YOUR INSTRUCTIONS » Which lines in the records below contain the word "draw"? Copy each of them.
Start LISTING
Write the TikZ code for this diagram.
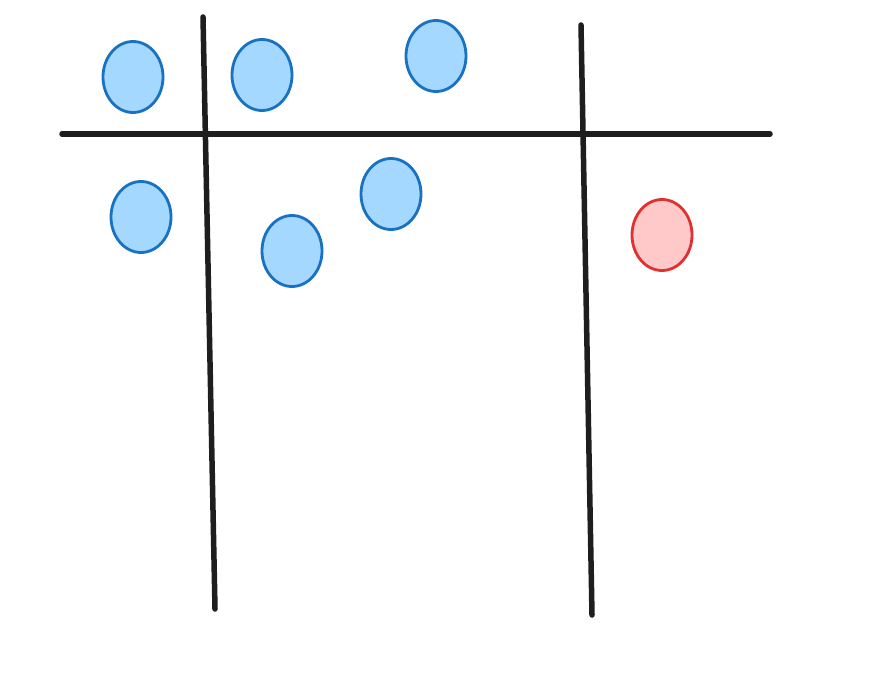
\documentclass[tikz,border=0pt]{standalone}
\usetikzlibrary{shapes.geometric}
\definecolor{bfill}{HTML}{A5D8FF}
\definecolor{bline}{HTML}{1971C2}
\definecolor{rfill}{HTML}{FFC9C9}
\definecolor{rline}{HTML}{E03131}
\definecolor{ink}{HTML}{1E1E1E}
\begin{document}
\begin{tikzpicture}[x=1pt,y=-1pt,
  dot/.style={ellipse,draw=bline,fill=bfill,line width=2.8pt,minimum width=60pt,minimum height=71pt,inner sep=0pt},
  reddot/.style={dot,draw=rline,fill=rfill},
  rule/.style={draw=ink,line width=5.5pt,line cap=round}]
\useasboundingbox (0,0) rectangle (880,695);
\coordinate (hl) at (62,134);
\coordinate (hr) at (770,134);
\coordinate (v1t) at (203,17);
\coordinate (v1b) at (215,609);
\coordinate (v2t) at (581,25);
\coordinate (v2b) at (592,615);
\draw[rule] (hl) -- (hr);
\draw[rule] (v1t) -- (v1b);
\draw[rule] (v2t) -- (v2b);
\node[dot] (a) at (133,77) {};
\node[dot] (b) at (262,75) {};
\node[dot] (c) at (436,56) {};
\node[dot] (d) at (141,217) {};
\node[dot] (e) at (292,251) {};
\node[dot] (f) at (391,194) {};
\node[reddot] (g) at (662,235) {};
\end{tikzpicture}
\end{document}
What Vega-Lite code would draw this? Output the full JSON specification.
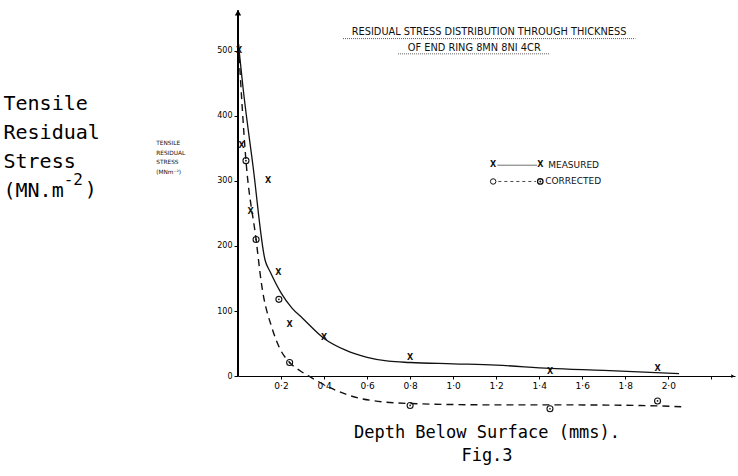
{
  "$schema": "https://vega.github.io/schema/vega-lite/v6.json",
  "width": 497,
  "height": 407,
  "autosize": {"type": "none"},
  "padding": {"left": 238, "top": 5, "right": 3, "bottom": 64},
  "background": "white",
  "config": {"view": {"stroke": null}, "font": "DejaVu Sans"},
  "data": {"values": [{}]},
  "datasets": {
    "mcurve": [
      {"depth": 0.002, "stress": 510}, {"depth": 0.023, "stress": 444}, {"depth": 0.07, "stress": 322},
      {"depth": 0.126, "stress": 178}, {"depth": 0.15, "stress": 160}, {"depth": 0.2, "stress": 128},
      {"depth": 0.25, "stress": 105}, {"depth": 0.3, "stress": 89}, {"depth": 0.4, "stress": 58},
      {"depth": 0.5, "stress": 40}, {"depth": 0.6, "stress": 29}, {"depth": 0.7, "stress": 23},
      {"depth": 0.8, "stress": 21}, {"depth": 1.0, "stress": 19}, {"depth": 1.2, "stress": 17},
      {"depth": 1.45, "stress": 12}, {"depth": 1.7, "stress": 9}, {"depth": 2.05, "stress": 4}
    ],
    "ccurve": [
      {"depth": 0.002, "stress": 510}, {"depth": 0.037, "stress": 331}, {"depth": 0.084, "stress": 210},
      {"depth": 0.11, "stress": 140}, {"depth": 0.16, "stress": 72}, {"depth": 0.195, "stress": 42},
      {"depth": 0.24, "stress": 21}, {"depth": 0.29, "stress": 8}, {"depth": 0.33, "stress": 0},
      {"depth": 0.43, "stress": -18}, {"depth": 0.58, "stress": -35}, {"depth": 0.8, "stress": -42},
      {"depth": 1.17, "stress": -44}, {"depth": 1.45, "stress": -44}, {"depth": 1.87, "stress": -45},
      {"depth": 2.06, "stress": -47}
    ],
    "mpts": [
      {"depth": 0.005, "stress": 500}, {"depth": 0.017, "stress": 353}, {"depth": 0.059, "stress": 252},
      {"depth": 0.14, "stress": 300}, {"depth": 0.187, "stress": 158}, {"depth": 0.24, "stress": 78},
      {"depth": 0.4, "stress": 58}, {"depth": 0.8, "stress": 28}, {"depth": 1.45, "stress": 6},
      {"depth": 1.95, "stress": 11}
    ],
    "cpts": [
      {"depth": 0.037, "stress": 331}, {"depth": 0.084, "stress": 210}, {"depth": 0.19, "stress": 118},
      {"depth": 0.24, "stress": 21}, {"depth": 0.8, "stress": -45}, {"depth": 1.45, "stress": -50},
      {"depth": 1.95, "stress": -38}
    ]
  },
  "layer": [
    {
      "data": {"name": "mcurve"},
      "mark": {"type": "line", "interpolate": "monotone", "color": "#111", "strokeWidth": 1.3},
      "encoding": {
        "x": {
          "field": "depth", "type": "quantitative",
          "scale": {"domain": [0, 2.31], "nice": false, "zero": false},
          "axis": {
            "title": ["Depth Below Surface (mms).", "\u00a0\u00a0Fig.3"],
            "titleFont": "DejaVu Sans Mono", "titleFontSize": 17, "titleFontWeight": "normal",
            "titleColor": "#000", "titleLineHeight": 23, "titlePadding": 34,
            "offset": -36,
            "values": [0.2, 0.4, 0.6, 0.8, 1.0, 1.2, 1.4, 1.6, 1.8, 2.0, 2.2],
            "labelExpr": "datum.value > 2.1 ? '' : replace(format(datum.value, '.1f'), '.', '·')",
            "labelFontSize": 9, "labelColor": "#000", "labelFlush": false, "labelPadding": 2,
            "tickColor": "#000", "tickSize": 3, "domainColor": "#000", "domainWidth": 1, "grid": false
          }
        },
        "y": {
          "field": "stress", "type": "quantitative",
          "scale": {"domain": [-55, 570], "nice": false, "zero": false},
          "axis": {
            "title": ["Tensile", "Residual", "Stress", "(MN.m"],
            "titleAngle": 0, "titleAlign": "left", "titleBaseline": "alphabetic",
            "titleX": -235, "titleY": 104,
            "titleFont": "DejaVu Sans Mono", "titleFontSize": 20, "titleFontWeight": "normal",
            "titleColor": "#000", "titleLineHeight": 29,
            "values": [0, 100, 200, 300, 400, 500], "format": "d",
            "labelFontSize": 8, "labelColor": "#000", "labelPadding": 2,
            "domain": false, "tickSize": 4, "tickColor": "#000", "grid": false
          }
        }
      }
    },
    {
      "data": {"name": "ccurve"},
      "mark": {"type": "line", "interpolate": "monotone", "color": "#111", "strokeWidth": 1.4, "strokeDash": [7, 5]},
      "encoding": {
        "x": {"field": "depth", "type": "quantitative"},
        "y": {"field": "stress", "type": "quantitative"}
      }
    },
    {
      "data": {"name": "mpts"},
      "mark": {"type": "text", "text": "X", "fontSize": 8, "fontWeight": "bold", "color": "#111", "align": "center", "baseline": "middle"},
      "encoding": {
        "x": {"field": "depth", "type": "quantitative"},
        "y": {"field": "stress", "type": "quantitative"}
      }
    },
    {
      "data": {"name": "cpts"},
      "mark": {"type": "point", "shape": "circle", "size": 36, "filled": false, "stroke": "#111", "strokeWidth": 1.1, "opacity": 1},
      "encoding": {
        "x": {"field": "depth", "type": "quantitative"},
        "y": {"field": "stress", "type": "quantitative"}
      }
    },
    {
      "data": {"name": "cpts"},
      "mark": {"type": "point", "shape": "circle", "size": 3, "filled": true, "color": "#111", "opacity": 1},
      "encoding": {
        "x": {"field": "depth", "type": "quantitative"},
        "y": {"field": "stress", "type": "quantitative"}
      }
    },
    {
      "mark": {"type": "rule", "color": "#000", "strokeWidth": 2},
      "encoding": {
        "x": {"datum": 0, "type": "quantitative"},
        "y": {"datum": 0, "type": "quantitative"},
        "y2": {"datum": 562}
      }
    },
    {
      "mark": {"type": "point", "shape": "triangle-up", "size": 40, "filled": true, "color": "#000", "opacity": 1},
      "encoding": {
        "x": {"datum": 0, "type": "quantitative"},
        "y": {"datum": 558, "type": "quantitative"}
      }
    },
    {
      "mark": {"type": "point", "shape": "triangle-right", "size": 14, "filled": true, "color": "#000", "opacity": 1},
      "encoding": {
        "x": {"datum": 2.3, "type": "quantitative"},
        "y": {"datum": 0, "type": "quantitative"}
      }
    },
    {
      "mark": {"type": "text", "text": "-2", "font": "DejaVu Sans Mono", "fontSize": 16, "color": "#000", "align": "left", "baseline": "alphabetic"},
      "encoding": {
        "x": {"datum": -0.81, "type": "quantitative"},
        "y": {"datum": 294, "type": "quantitative"}
      }
    },
    {
      "mark": {"type": "text", "text": ")", "font": "DejaVu Sans Mono", "fontSize": 20, "color": "#000", "align": "left", "baseline": "alphabetic"},
      "encoding": {
        "x": {"datum": -0.712, "type": "quantitative"},
        "y": {"datum": 276, "type": "quantitative"}
      }
    },
    {
      "mark": {"type": "text", "text": "RESIDUAL  STRESS DISTRIBUTION THROUGH THICKNESS", "fontSize": 9.8, "color": "#111", "align": "center", "baseline": "middle"},
      "encoding": {
        "x": {"datum": 1.167, "type": "quantitative"},
        "y": {"datum": 529, "type": "quantitative"}
      }
    },
    {
      "mark": {"type": "text", "text": "OF END RING 8MN 8NI 4CR", "fontSize": 9.8, "color": "#111", "align": "center", "baseline": "middle"},
      "encoding": {
        "x": {"datum": 1.098, "type": "quantitative"},
        "y": {"datum": 504.6, "type": "quantitative"}
      }
    },
    {
      "mark": {"type": "rule", "color": "#333", "strokeWidth": 0.8, "strokeDash": [1, 1]},
      "encoding": {
        "x": {"datum": 0.488, "type": "quantitative"},
        "x2": {"datum": 1.847},
        "y": {"datum": 518.4, "type": "quantitative"}
      }
    },
    {
      "mark": {"type": "rule", "color": "#333", "strokeWidth": 0.8, "strokeDash": [1, 1]},
      "encoding": {
        "x": {"datum": 0.744, "type": "quantitative"},
        "x2": {"datum": 1.451},
        "y": {"datum": 495, "type": "quantitative"}
      }
    },
    {
      "mark": {"type": "text", "text": "X", "fontSize": 8, "fontWeight": "bold", "color": "#111", "align": "center", "baseline": "middle"},
      "encoding": {
        "x": {"datum": 1.186, "type": "quantitative"},
        "y": {"datum": 324, "type": "quantitative"}
      }
    },
    {
      "mark": {"type": "text", "text": "X", "fontSize": 8, "fontWeight": "bold", "color": "#111", "align": "center", "baseline": "middle"},
      "encoding": {
        "x": {"datum": 1.405, "type": "quantitative"},
        "y": {"datum": 324, "type": "quantitative"}
      }
    },
    {
      "mark": {"type": "rule", "color": "#333", "strokeWidth": 0.7},
      "encoding": {
        "x": {"datum": 1.205, "type": "quantitative"},
        "x2": {"datum": 1.39},
        "y": {"datum": 324, "type": "quantitative"}
      }
    },
    {
      "mark": {"type": "text", "text": "MEASURED", "fontSize": 9, "color": "#111", "align": "left", "baseline": "middle"},
      "encoding": {
        "x": {"datum": 1.442, "type": "quantitative"},
        "y": {"datum": 324, "type": "quantitative"}
      }
    },
    {
      "mark": {"type": "rule", "color": "#333", "strokeWidth": 0.9, "strokeDash": [3, 3]},
      "encoding": {
        "x": {"datum": 1.21, "type": "quantitative"},
        "x2": {"datum": 1.385},
        "y": {"datum": 299, "type": "quantitative"}
      }
    },
    {
      "mark": {"type": "point", "shape": "circle", "size": 30, "filled": false, "stroke": "#111", "strokeWidth": 1, "opacity": 1},
      "encoding": {
        "x": {"datum": 1.186, "type": "quantitative"},
        "y": {"datum": 299, "type": "quantitative"}
      }
    },
    {
      "mark": {"type": "point", "shape": "circle", "size": 30, "filled": false, "stroke": "#111", "strokeWidth": 1.3, "opacity": 1},
      "encoding": {
        "x": {"datum": 1.405, "type": "quantitative"},
        "y": {"datum": 299, "type": "quantitative"}
      }
    },
    {
      "mark": {"type": "point", "shape": "circle", "size": 4, "filled": true, "color": "#111", "opacity": 1},
      "encoding": {
        "x": {"datum": 1.405, "type": "quantitative"},
        "y": {"datum": 299, "type": "quantitative"}
      }
    },
    {
      "mark": {"type": "text", "text": "CORRECTED", "fontSize": 9, "color": "#111", "align": "left", "baseline": "middle"},
      "encoding": {
        "x": {"datum": 1.428, "type": "quantitative"},
        "y": {"datum": 299, "type": "quantitative"}
      }
    },
    {
      "mark": {"type": "text", "text": ["TENSILE", "RESIDUAL", "STRESS", "(MNm⁻²)"], "fontSize": 5.8, "lineHeight": 9.5, "color": "#111", "align": "left", "baseline": "top"},
      "encoding": {
        "x": {"datum": -0.38, "type": "quantitative"},
        "y": {"datum": 362, "type": "quantitative"}
      }
    }
  ]
}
End LISTING
SOLUTION FOR THIS EXERCISE »
  dot/.style={ellipse,draw=bline,fill=bfill,line width=2.8pt,minimum width=60pt,minimum height=71pt,inner sep=0pt},
  reddot/.style={dot,draw=rline,fill=rfill},
  rule/.style={draw=ink,line width=5.5pt,line cap=round}]
\draw[rule] (hl) -- (hr);
\draw[rule] (v1t) -- (v1b);
\draw[rule] (v2t) -- (v2b);
What Vega-Lite code would draw this? Output the full JSON specification.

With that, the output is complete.